If you expand to see the whole file named “doc_source/S3Torrent.md” that contains the changes mentioning the depreciation, that quote used to be on line 10 and is now on line 13
I actually had a use case that would have made sense to use this, in theory, but the implementation left a lot to be desired. The tracker Amazon ran was really trigger happy to ban peers (I'm sure it saw tons of bad actors, but still, it made testing really painful especially if you were churning infohashes as you tested new objects). And the seed was somehow painfully slow. Never once did any of my test scenarios see faster downloads than just downloading from S3.
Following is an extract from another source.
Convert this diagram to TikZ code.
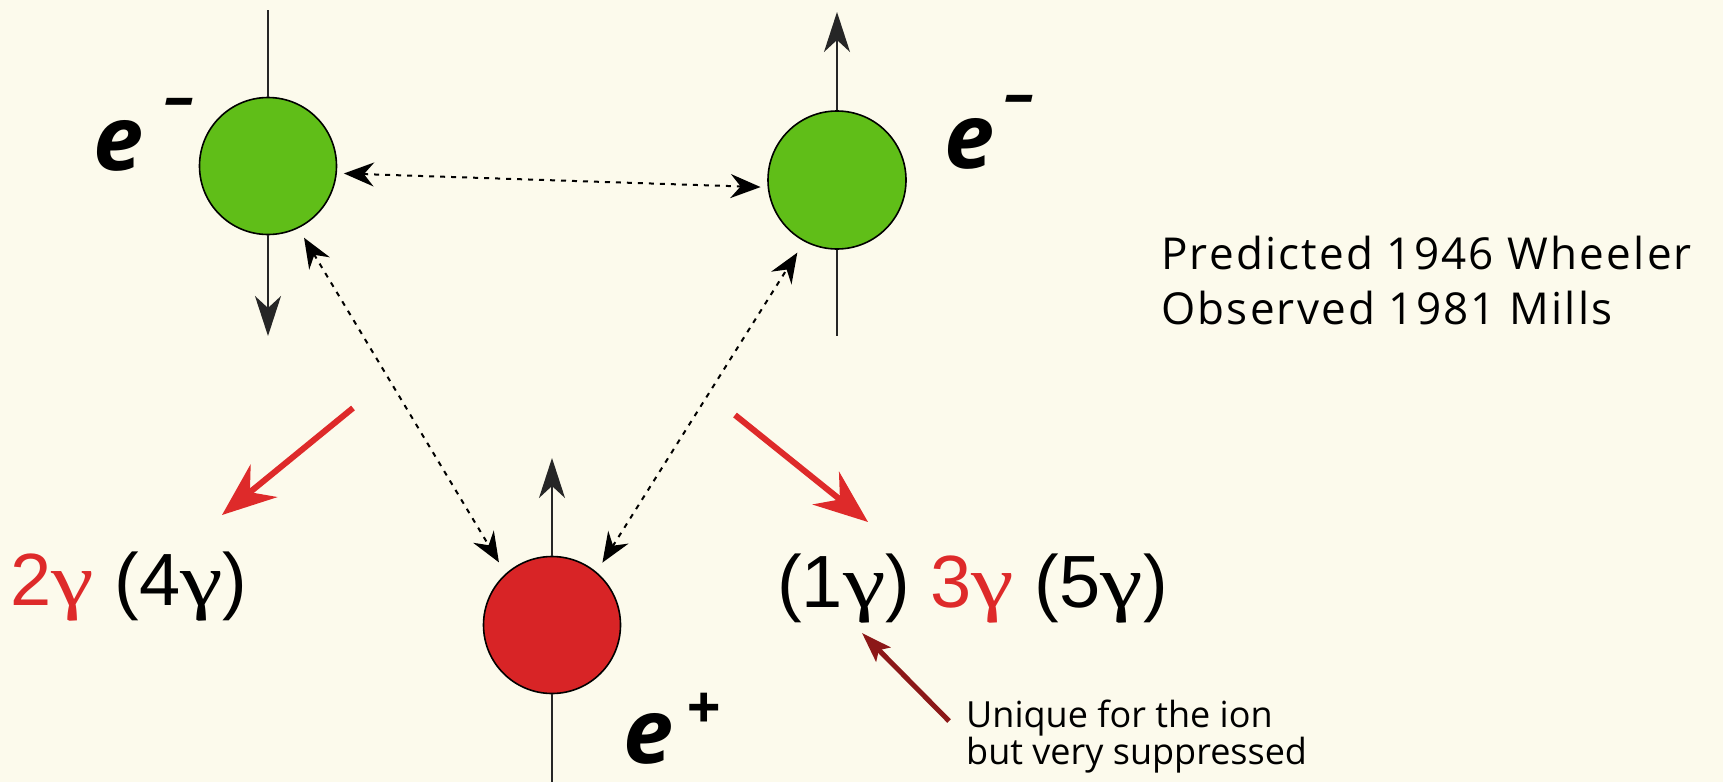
\documentclass[tikz,border=0pt]{standalone}
\usepackage{fontspec}
\setmainfont{Liberation Sans}
\newfontfamily\comicfont{Open Sans}
\newfontfamily\comicwide[LetterSpace=5]{Open Sans}
\newfontfamily\greekfont{Liberation Serif}
\usepackage{tikz}
\usepackage{graphicx}
\usepackage{xcolor}
\usetikzlibrary{arrows.meta}

\definecolor{paper}{RGB}{252,250,236}
\definecolor{electron}{RGB}{96,190,24}
\definecolor{positron}{RGB}{216,36,38}
\definecolor{decay}{RGB}{222,42,42}
\definecolor{darkarrow}{RGB}{140,24,24}

\newcommand{\gmm}{\scalebox{1.3}[1]{\greekfont γ}}

\begin{document}
\begin{tikzpicture}[x=1pt, y=-1pt,
    particle/.style={circle, draw=black, line width=1.6pt, minimum size=137pt, inner sep=0pt},
    spinline/.style={line width=1.8pt, draw=black!85},
    spinarrow/.style={spinline, -{Stealth[length=40pt, width=26pt, inset=12pt]}},
    coulomb/.style={line width=2pt, dash pattern=on 5pt off 6pt,
        {Stealth[length=30pt, width=24pt, inset=10pt]}-{Stealth[length=30pt, width=24pt, inset=10pt]}},
    annihil/.style={line width=6pt, draw=decay, -{Stealth[length=54pt, width=42pt, inset=18pt]}},
    charge/.style={font=\comicfont\bfseries\itshape\fontsize{90}{90}\selectfont, inner sep=0pt, anchor=base west},
    gammas/.style={font=\fontsize{74}{80}\selectfont, inner sep=0pt, anchor=base west},
    note/.style={inner sep=0pt, anchor=north west, align=left}]

    % Background
    \fill[paper] (0,0) rectangle (1723,782);
    \useasboundingbox (0,0) rectangle (1723,782);

    % Particles
    \node[particle, fill=electron] (eleft) at (268,166) {};
    \node[particle, fill=electron, minimum size=138pt] (eright) at (837,180) {};
    \node[particle, fill=positron] (posi) at (552,625) {};

    % Charge labels
    \node[charge] (lblleft) at (93,170)
        {e\hspace{21pt}\raisebox{52pt}{\fontsize{62}{62}\selectfont –}};
    \node[charge] (lblright) at (944,168)
        {e\hspace{10pt}\raisebox{53pt}{\fontsize{62}{62}\selectfont –}};
    \node[charge] (lblposi) at (623,763)
        {e\hspace{13pt}\raisebox{34pt}{\fontsize{62}{62}\selectfont +}};

    % Spin axes
    \coordinate (lefttop) at (268,10);
    \coordinate (leftdown) at (268,336);
    \coordinate (rightup) at (837,12);
    \coordinate (rightbot) at (837,336);
    \coordinate (posiup) at (552,458);
    \coordinate (posibot) at (552,782);
    \draw[spinline] (lefttop) -- (eleft.north);
    \draw[spinarrow] (eleft.south) -- (leftdown);
    \draw[spinarrow] (eright.north) -- (rightup);
    \draw[spinline] (eright.south) -- (rightbot);
    \draw[spinarrow] (posi.north) -- (posiup);
    \draw[spinline] (posi.south) -- (posibot);

    % Interactions
    \draw[coulomb, shorten <=7pt, shorten >=7pt] (eleft.-6) -- (eright.186);
    \draw[coulomb, shorten <=11pt, shorten >=13pt] (eleft.-64) -- (posi.132);
    \draw[coulomb, shorten <=11pt, shorten >=13pt] (posi.50) -- (eright.-118);

    % Decay products
    \node[gammas] (evenmode) at (10,605) {\textcolor{decay}{2\gmm} (4\gmm)};
    \node[gammas] (oddmode) at (777,607) {(1\gmm) \textcolor{decay}{3\gmm} (5\gmm)};
    \coordinate (evenfrom) at (353,408);
    \coordinate (evento) at (222,515);
    \coordinate (oddfrom) at (735,415);
    \coordinate (oddto) at (868,522);
    \draw[annihil] (evenfrom) -- (evento);
    \draw[annihil] (oddfrom) -- (oddto);

    % Notes
    \node[note, font=\comicwide\fontsize{44}{55}\selectfont] (history) at (1161,236)
        {Predicted 1946 Wheeler\\Observed 1981 Mills};
    \node[note, font=\comicfont\fontsize{36}{37}\selectfont] (ionnote) at (966,700)
        {Unique for the ion\\but very suppressed};
    \coordinate (ionfrom) at (949,721);
    \coordinate (ionto) at (862,633);
    \draw[line width=5pt, darkarrow, -{Stealth[length=30pt, width=20pt, inset=6pt]}] (ionfrom) -- (ionto);
\end{tikzpicture}
\end{document}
Maybe if I got some critical mass of users seeding, but since I couldn't get stats out of the tracker, I had no way to encourage users with gold stars or whatever.
And, on top of all of this, since you couldn't create a multiple-file torrent with this, you had to really work around silly limitations.
Genuinely curious as I could be totally wrong on this - didn't p2p video streaming sites like Peertube use Webtorrent with S3? Also I think many Linux distro rely on it? Other than self hosting it, what other data services offer this support going forward?
I think the idea was that you could host a file as a torrent but use S3 as an always online source for the file so you can distribute the .torrent without worrying about all peers being offline at some point since s3 would always be online. In theory it would be cheaper than the alternative of just giving a link on s3
Does this commit even reflect that BitTorrent support is being dropped?